Tuesday, February 19, 2008

The Politics of IT Service Valuation

Don’t value services based on the customer, but on enterprise risk, writes ITSM Watch columnist Hank Marquis of Enterprise Management Associates. Correct.

However, Mr. Marquis' assessment of ITIL is not. IT service value, according to ITIL, is based on the value of IT services to the enterprise not according to those of individual customers.The enterprise priorities are translated into IT service priorities. Resources are then allocated accordingly.

Doing so, thus removes the politics that result in "over supporting" or suffering of the "quiet" customers.It's quite a simple concept however it is worth mentioning again because many of the so called "experts" still don't understand the importance of identifying and communicating the business priorities before designing services and formulating SLAs. This is the basic premise of the entire IT Service Management library.

We don't need version 3 to tell us that. This concept was very clear to experienced practioners in V2.The example offered by Mr. Marquis is, at best, confusing. Cococo, should not simply measure the value of an IT service based simply on the absence or failure of that service. The value of that service, in this case the IT support of the "radio dispatch" service, should be measured according to the value of that service to the entire enterprise.

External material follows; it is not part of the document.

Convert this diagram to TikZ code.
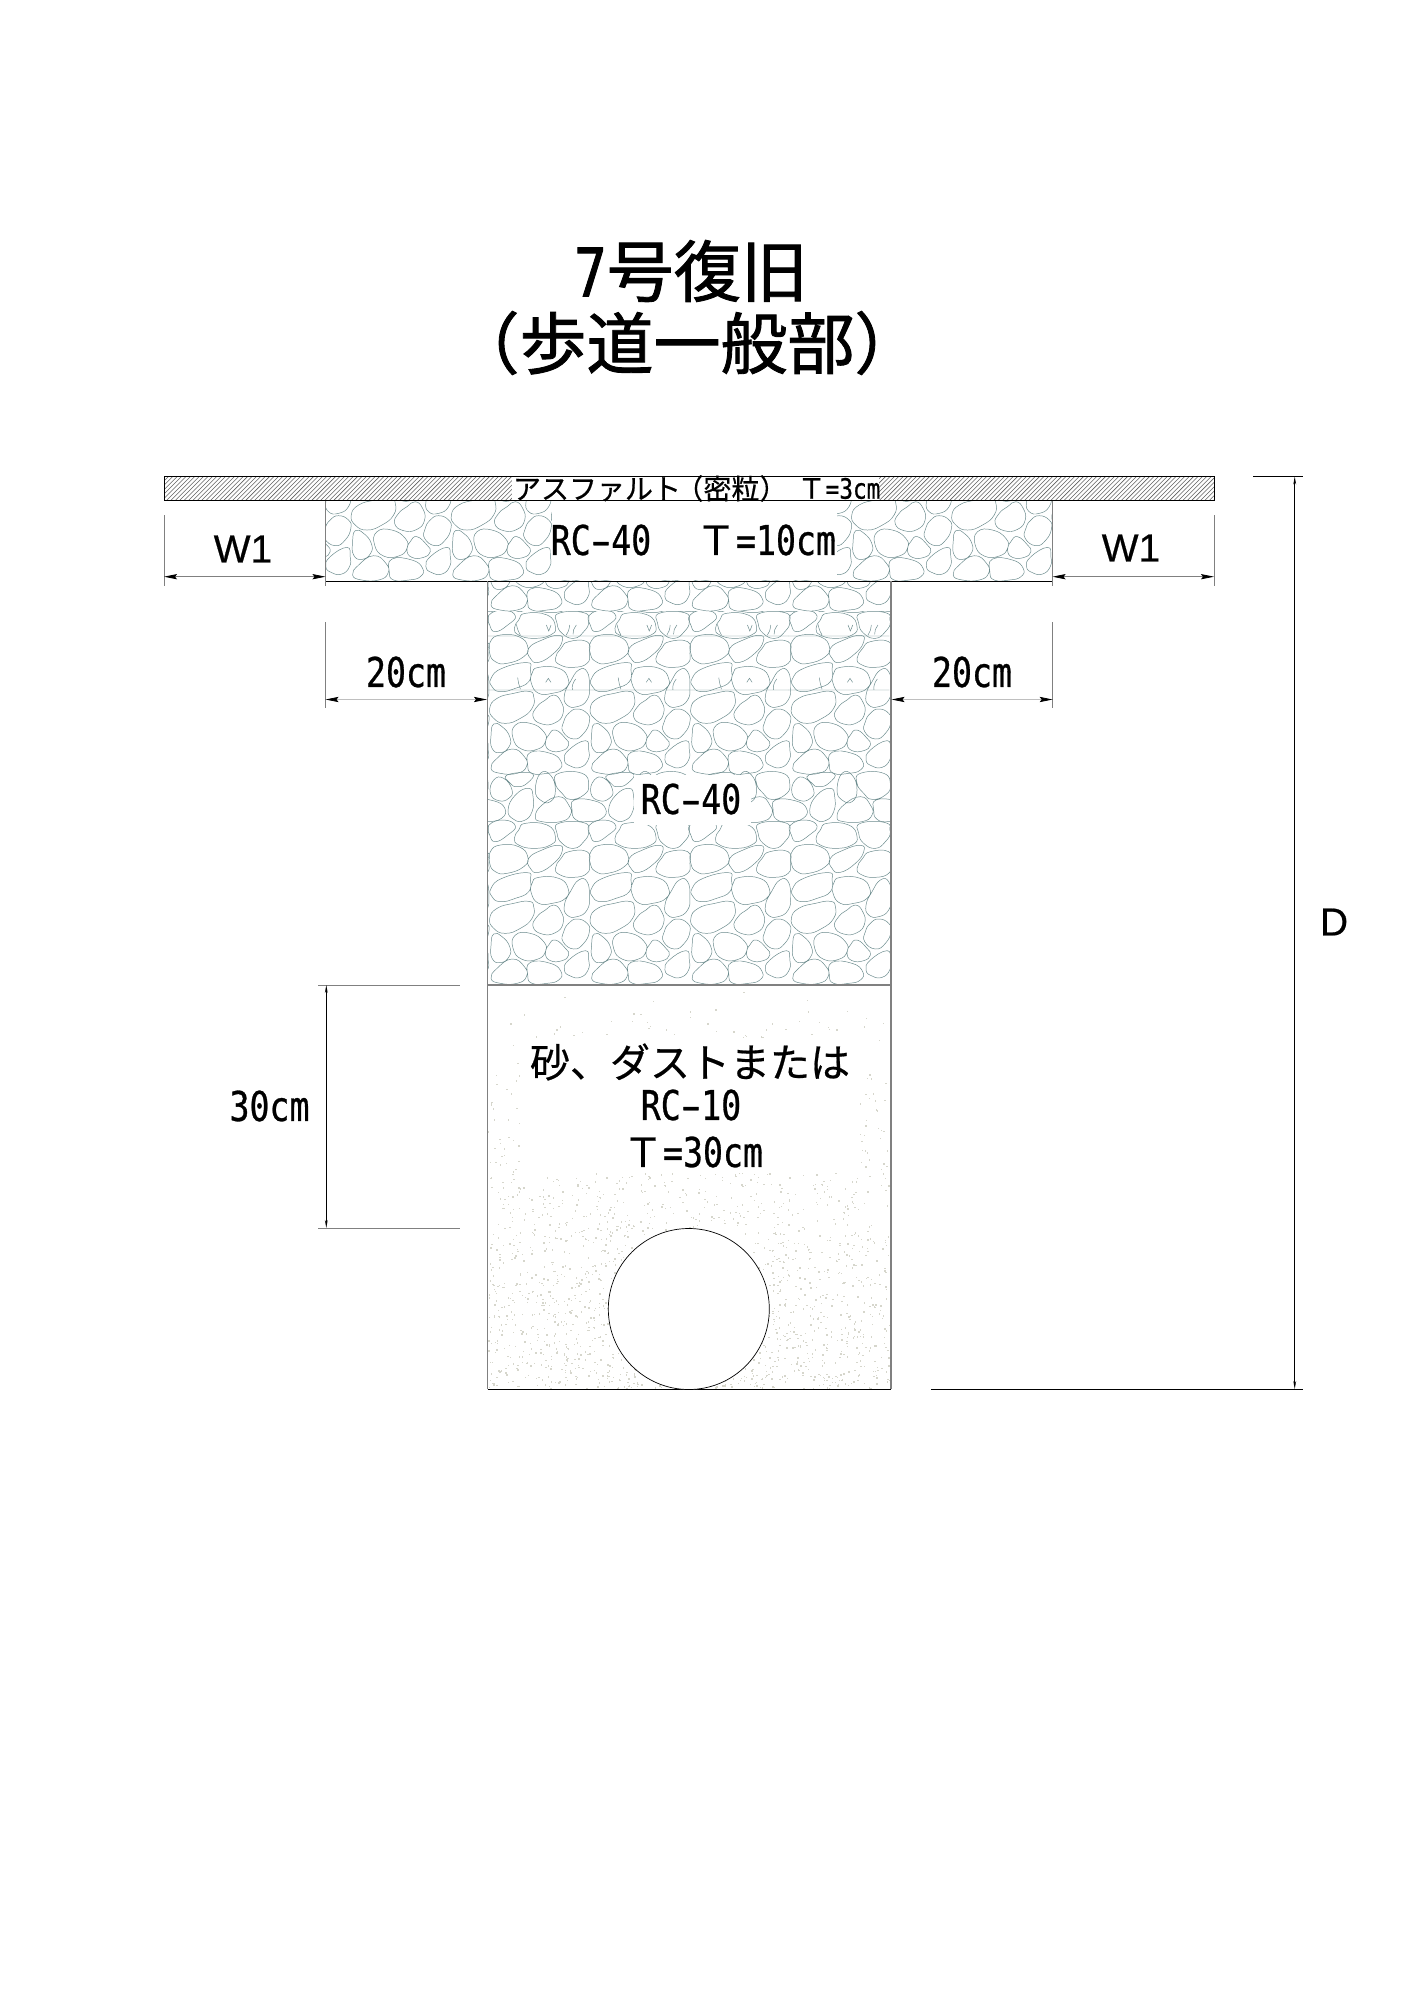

For example, the consideration should be based upon how the service contributes to the meeting of the overall business priorities?While this service is an important one, it is not critical to the business of Cococo.

The risk associated with the failure of this service can be addressed (and mitigated) with Business Impact Analysis and IT Service Continuity Management planning. ITIL has entire sections dedicated to explaining in exquisite detail how IT services create value.

Unfortunately, ITIL neither makes it easy to understand, nor gets it quite right, writes Mr. Marquis. However, ITIL does not get this wrong. Sadly, Mr. Marquis does.